Although I've not watched NASCAR races for a few years, as I recall Jonathon Seidl is right: there is a tradition of referring to races by the track rather than the sponsor.
Who ever refers to the Food City 500? Ads in Food City supermarkets do. Local people talk about "Race Week" and "the race" and "Bristol." I've heard neighbors get as specific as "The Speedway," when talking about the Bristol race. Outside the store, I don't hear "the Food City 500."
Jason Howerton reports on NASCAR fans who have no problem with a race being sponsored by the National Rifle Association...
As I recall--years ago, when NASCAR was a smaller enterprise--fans don't care what sponsors a race. Back when I was watching races, there were the Winston Cup and the Busch Cup. Named for towns or families? Er, ah, not exactly. And I thought these official names were pretty ironic because successful racers are not smokers or heavy drinkers. Racers who even drink too much beer or soda pop tend to dehydrate and wash out during a long, hot race. How can you name an athletic event after a product serious athletes don't use? But nobody protested. People chuckled. Some race fans did smoke cigarettes and drink beer. The ones I knew didn't. If cigarettes and beer are not large parts of your life, you think of "Winston" and "Busch" as names of families, whether that's what corporate sponsors intend or not.

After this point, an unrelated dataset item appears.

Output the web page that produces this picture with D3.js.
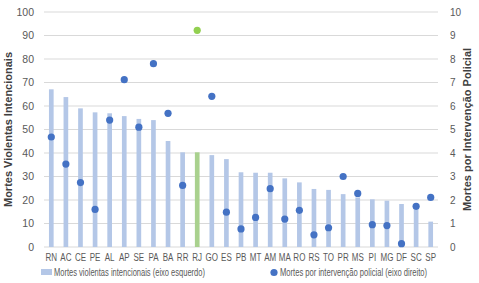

Oh, well...sports have a way of being good for a laugh. A headline that turned up in today's e-mail: "Danica Patrick says Martinsville shows she knows how to drive a car." Er. Uh. There was doubt about that?
Note: she said "Martinsville." Who sponsors the Martinsville race? I've forgotten, if I ever knew. I remember that Martinsville is the name of a track.
Showing my age here...I did not remember Fort Worth being part of the circuit. So it was worth scrolling down quickly through Jonathon Seidl's photo series. Different track, but many things about a NASCAR race haven't changed.
Are they really "deafening"? Yes--especially at Bristol, where the track's so short that your ears never really get a break from the roar of the engines. It's normal and acceptable to wear ear plugs.